Nessuno Stato europeo può risolvere da solo la tempesta perfetta alle porte, nemmeno la forte e consolidata Germania e la grandeur francese. È una tempesta troppo grande. Il nazionalismo di casa nostra come quello di altri Paesi può solo aggravare la situazione.
All’Europa non serve Draghi e/o Christine Lagarde, piuttosto un nuovo, anche nel profilo, Henry Kissinger. Non si tratta di avere o meno maggiore agibilità nei bilanci pubblici nazionali, piuttosto di una nuova e prospettica agibilità di bilancio europeo.
Finita la campagna elettorale qualcuno/a dovrà governare, sebbene nessuno sembra candidarsi seriamente a governare il Paese.
Per ricostruire un orizzonte europeo è necessario uscire dalla irreprensibilità dei conti, dalla austerità e dal buon padre di famiglia; servirebbe una giusta e sana diplomazia. La nuova geografia economica internazionale la impone. Cina, Stati Uniti ed Europa, come i Paesi emergenti, necessitano di una nuova organizzazione e nessuno può permettersi il lusso di fare da sé.
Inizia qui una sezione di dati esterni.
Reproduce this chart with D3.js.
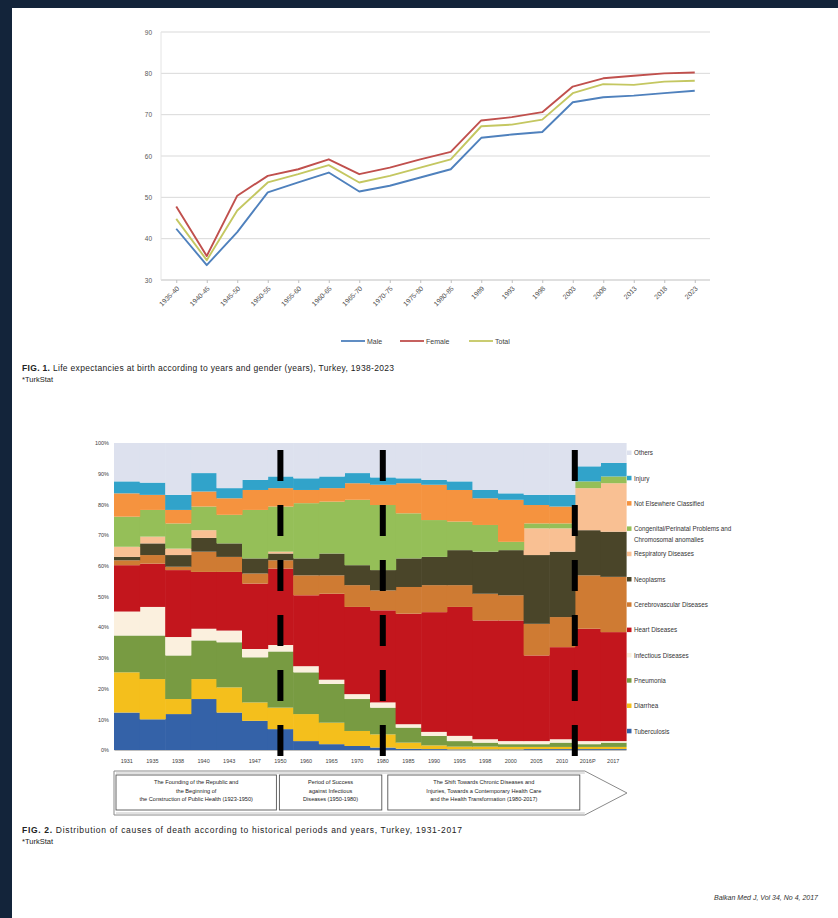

Ogni giorno assistiamo ad eventi che si rincorrono assieme a brutte notizie che si accumulano. Ci sono tutte le condizioni per un New Deal europeo, sebbene gli interessi di piccolo cabotaggio, penso a quelli inconfessabili di Norvegia e Olanda, come quelli di società quasi pubbliche, facciano la voce grossa. Nel 1929 c’è stata una rivoluzione economica ed è questo quello che dobbiamo perseguire. Se non accadesse ciò, la Rivoluzione francese del 1789 potrebbe diventare un buon paradigma moderno.